While this is possibly a resolution to specific performance issues you may find with a similar setup, you lose all the benefits of HA, scalability, and monitoring that a hosted database service provides. It’s not something I ever recommend to clients (especially smaller teams) as the management overhead cost rarely ever clears the performance vs cost hurdle in this specific type of case.

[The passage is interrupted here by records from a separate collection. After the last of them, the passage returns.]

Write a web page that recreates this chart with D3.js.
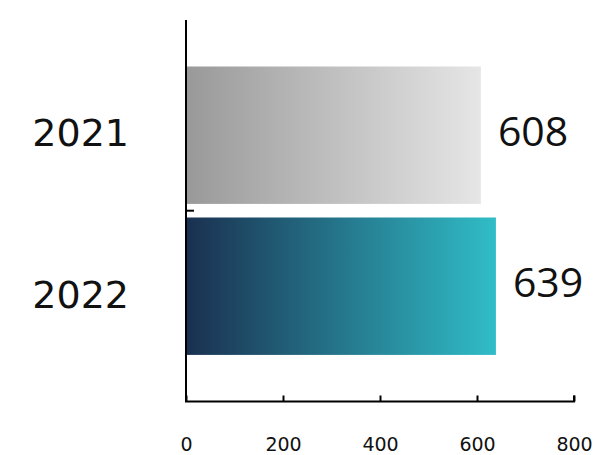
<!DOCTYPE html>
<html>
<head>
<meta charset="utf-8">
<script src="https://cdn.jsdelivr.net/npm/d3@7"></script>
<style>
html,body{margin:0;padding:0;background:#fff;}
</style>
</head>
<body>
<svg id="chart" width="594" height="455"></svg>
<script>
const categories = ["2021", "2022"];
const values = [608, 639];
const xTicks = [0, 200, 400, 600, 800];
const gradStops = [["#999999", "#e6e6e6"], ["#1a3050", "#30bdc7"]];

const svg = d3.select("#chart");
const x = d3.scaleLinear().domain([0, 800]).range([186, 574]);
const y = d3.scaleBand().domain(categories).range([59.7, 361.7]).paddingInner(0.09).paddingOuter(0.045);
// baseline positions for the category labels
const yLab = d3.scalePoint().domain(categories).range([146, 308]);

const defs = svg.append("defs");
categories.forEach((c, i) => {
  const g = defs.append("linearGradient").attr("id", "g" + i)
    .attr("x1", "0%").attr("x2", "100%").attr("y1", "0%").attr("y2", "0%");
  g.append("stop").attr("offset", "0%").attr("stop-color", gradStops[i][0]);
  g.append("stop").attr("offset", "100%").attr("stop-color", gradStops[i][1]);
});

svg.selectAll("rect.bar").data(categories).enter().append("rect")
  .attr("class", "bar")
  .attr("x", x(0))
  .attr("y", d => y(d))
  .attr("width", (d, i) => x(values[i]) - x(0))
  .attr("height", y.bandwidth())
  .attr("fill", (d, i) => `url(#g${i})`);

// x axis
const xAxis = svg.append("g").attr("transform", "translate(0,401.5)")
  .call(d3.axisBottom(x).tickValues(xTicks).tickSize(-6).tickPadding(0).tickFormat(d3.format("d")));
xAxis.select(".domain").attr("stroke", "#000").attr("stroke-width", 2).attr("d", `M${x(0)},-6V0H${x(800)}V-6`);
xAxis.selectAll(".tick line").attr("stroke", "#000").attr("stroke-width", 2);
xAxis.selectAll(".tick text").attr("y", 49).attr("dy", "0")
  .attr("font-family", "DejaVu Sans").attr("font-size", 19).attr("fill", "#111");

// y axis line
const yTop = 20, yBot = 402;
svg.append("line").attr("x1", x(0)).attr("x2", x(0)).attr("y1", yTop).attr("y2", yBot)
  .attr("stroke", "#000").attr("stroke-width", 2);
// single tick between bands
const midY = (y(categories[0]) + y.bandwidth() + y(categories[1])) / 2;
svg.append("line").attr("x1", x(0)).attr("x2", x(0) + 8).attr("y1", midY).attr("y2", midY)
  .attr("stroke", "#000").attr("stroke-width", 2);

// category labels
svg.selectAll("text.cat").data(categories).enter().append("text")
  .attr("class", "cat")
  .attr("x", 129)
  .attr("y", d => yLab(d))
  .attr("text-anchor", "end")
  .attr("font-family", "DejaVu Sans")
  .attr("font-size", 38)
  .attr("fill", "#111")
  .text(d => d);

// value labels
svg.selectAll("text.val").data(categories).enter().append("text")
  .attr("class", "val")
  .attr("x", (d, i) => x(values[i]) + 17)
  .attr("y", d => y(d) + y.bandwidth() / 2)
  .attr("dy", 11)
  .attr("font-family", "Open Sans")
  .attr("font-size", 41)
  .attr("fill", "#111")
  .text((d, i) => values[i]);
</script>
</body>
</html>
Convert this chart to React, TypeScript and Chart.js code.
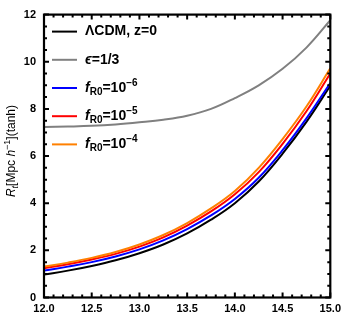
import React, { useEffect, useRef } from "react";
import { Chart, registerables } from "chart.js";

Chart.register(...registerables);

const massLog = [12.0, 12.25, 12.5, 12.75, 13.0, 13.25, 13.5, 13.75, 14.0, 14.25, 14.5, 14.75, 15.0];
const lcdm = [0.97, 1.14, 1.34, 1.58, 1.88, 2.25, 2.72, 3.3, 4.0, 4.92, 6.1, 7.45, 8.98];
const eps13 = [7.23, 7.25, 7.28, 7.34, 7.43, 7.54, 7.71, 8.0, 8.46, 9.0, 9.7, 10.6, 11.76];
const fr6 = [1.14, 1.31, 1.5, 1.74, 2.04, 2.42, 2.9, 3.48, 4.18, 5.08, 6.25, 7.6, 9.1];
const fr5 = [1.24, 1.41, 1.61, 1.85, 2.16, 2.55, 3.05, 3.65, 4.38, 5.32, 6.52, 7.9, 9.5];
const fr4 = [1.31, 1.48, 1.68, 1.93, 2.25, 2.65, 3.16, 3.78, 4.52, 5.5, 6.72, 8.1, 9.72];

const xTicks = [12.0, 12.5, 13.0, 13.5, 14.0, 14.5, 15.0];
const yTicks = [0, 2, 4, 6, 8, 10, 12];

type Seg = { t: string; italic?: boolean; sub?: boolean; sup?: boolean };

const legendLabels: Seg[][] = [
  [{ t: "ΛCDM, z=0" }],
  [{ t: "ϵ", italic: true }, { t: "=1/3" }],
  [{ t: "f", italic: true }, { t: "R0", sub: true }, { t: "=10" }, { t: "−6", sup: true }],
  [{ t: "f", italic: true }, { t: "R0", sub: true }, { t: "=10" }, { t: "−5", sup: true }],
  [{ t: "f", italic: true }, { t: "R0", sub: true }, { t: "=10" }, { t: "−4", sup: true }],
];

const yTitle: Seg[] = [
  { t: "R", italic: true },
  { t: "t", italic: true, sub: true },
  { t: "[Mpc " },
  { t: "h", italic: true },
  { t: "−1", sup: true },
  { t: "](tanh)" },
];

const colors = ["#000000", "#808080", "#0000ff", "#ff0000", "#ff8000"];
const seriesList = [lcdm, eps13, fr6, fr5, fr4];
const FAMILY = '"Liberation Sans", Arial, sans-serif';

function segFont(s: Seg, size: number, weight: string) {
  const sz = s.sub || s.sup ? Math.round(size * 0.72) : size;
  return `${s.italic ? "italic " : ""}${weight} ${sz}px ${FAMILY}`;
}

function measureSegs(ctx: CanvasRenderingContext2D, segs: Seg[], size: number, weight: string) {
  let w = 0;
  for (const s of segs) {
    ctx.font = segFont(s, size, weight);
    w += ctx.measureText(s.t).width;
  }
  return w;
}

function drawSegs(ctx: CanvasRenderingContext2D, segs: Seg[], x: number, y: number, size: number, weight: string) {
  let cx = x;
  ctx.textBaseline = "middle";
  ctx.textAlign = "left";
  for (const s of segs) {
    ctx.font = segFont(s, size, weight);
    const dy = s.sub ? size * 0.3 : s.sup ? -size * 0.35 : 0;
    ctx.fillText(s.t, cx, y + dy);
    cx += ctx.measureText(s.t).width;
  }
}

const framePlugin = {
  id: "frameTicks",
  afterDatasetsDraw(chart: any) {
    const { ctx, chartArea } = chart;
    const xs = chart.scales.x;
    const ys = chart.scales.y;
    const { left, right, top, bottom } = chartArea;
    ctx.save();
    ctx.strokeStyle = "#000";
    ctx.lineWidth = 2;
    const major = 5;
    const minor = 3;
    for (let i = 0; i <= 30; i++) {
      const v = 12 + i * 0.1;
      const px = xs.getPixelForValue(v);
      const len = i % 5 === 0 ? major : minor;
      ctx.beginPath();
      ctx.moveTo(px, bottom);
      ctx.lineTo(px, bottom - len);
      ctx.moveTo(px, top);
      ctx.lineTo(px, top + len);
      ctx.stroke();
    }
    for (let i = 0; i <= 24; i++) {
      const v = i * 0.5;
      const py = ys.getPixelForValue(v);
      const len = i % 4 === 0 ? major : minor;
      ctx.beginPath();
      ctx.moveTo(left, py);
      ctx.lineTo(left + len, py);
      ctx.moveTo(right, py);
      ctx.lineTo(right - len, py);
      ctx.stroke();
    }
    ctx.lineWidth = 2.2;
    ctx.strokeRect(left, top, right - left, bottom - top);

    // legend
    const lx0 = left + 8;
    const lx1 = left + 33;
    const tx = left + 41;
    const y0 = top + 17;
    const dy = 28.2;
    legendLabels.forEach((segs, i) => {
      const y = y0 + i * dy;
      ctx.strokeStyle = colors[i];
      ctx.lineWidth = 2;
      ctx.beginPath();
      ctx.moveTo(lx0, y);
      ctx.lineTo(lx1, y);
      ctx.stroke();
      ctx.fillStyle = "#000";
      drawSegs(ctx, segs, tx, y, 14, "bold");
    });

    // y title
    const size = 12;
    const w = measureSegs(ctx, yTitle, size, "normal");
    const cy = (top + bottom) / 2 - 5;
    ctx.translate(12, cy);
    ctx.rotate(-Math.PI / 2);
    ctx.fillStyle = "#000";
    drawSegs(ctx, yTitle, -w / 2, 0, size, "normal");
    ctx.restore();
  },
};

export default function App() {
  const ref = useRef<HTMLCanvasElement>(null);
  useEffect(() => {
    if (!ref.current) return;
    const chart = new Chart(ref.current, {
      type: "line",
      data: {
        datasets: seriesList.map((s, i) => ({
          label: "s" + i,
          data: s.map((y, j) => ({ x: massLog[j], y })),
          borderColor: colors[i],
          backgroundColor: colors[i],
          borderWidth: 2,
          pointRadius: 0,
          tension: 0.4,
          fill: false,
          order: 5 - i,
        })),
      },
      options: {
        responsive: false,
        animation: false,
        layout: { padding: { left: 0, right: 13, top: 8, bottom: 0 } },
        plugins: { legend: { display: false }, tooltip: { enabled: false } },
        scales: {
          x: {
            type: "linear",
            min: 12,
            max: 15,
            afterBuildTicks: (sc: any) => {
              sc.ticks = xTicks.map((v) => ({ value: v }));
            },
            ticks: {
              color: "#000",
              font: { family: FAMILY, size: 11, weight: "bold" },
              padding: 5,
              maxRotation: 0,
              autoSkip: false,
              callback: (v: any) => Number(v).toFixed(1),
            },
            grid: { display: false, drawTicks: false },
            border: { display: false },
            afterFit: (sc: any) => {
              sc.height = 22.5;
            },
          },
          y: {
            type: "linear",
            min: 0,
            max: 12,
            afterBuildTicks: (sc: any) => {
              sc.ticks = yTicks.map((v) => ({ value: v }));
            },
            ticks: {
              color: "#000",
              font: { family: FAMILY, size: 11, weight: "bold" },
              padding: 8,
              autoSkip: false,
              callback: (v: any) => String(v),
            },
            grid: { display: false, drawTicks: false },
            border: { display: false },
            afterFit: (sc: any) => {
              sc.width = 44;
            },
          },
        },
      },
      plugins: [framePlugin],
    });
    return () => chart.destroy();
  }, []);
  return (
    <div style={{ position: "fixed", left: 0, top: 0, width: 346, height: 320, background: "#fff" }}>
      <canvas ref={ref} width={346} height={320} />
    </div>
  );
}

*NOTE: We have no way to inspect the networking layer in AWS directly to confirm this, but I did at least have my suspicions confirmed with AWS Support directly, with some suggestions to try different network configurations aside from the VPC CNI and see if there is any improvement. I may re-test this in the future and write a follow-up if there are major improvements. In general, 42ms response time isn’t objectively “bad”, but when you see the alternative comparison, it seems less than ideal. There are also plenty of posts out there detailing networking performance issues on EKS versus other similar Kubernetes hosting platforms and configurations, so this is a known issue. The trade-off here being a massive difference in configurability and flexiblility of an EKS cluster versus metal or long-lived EC2 instances.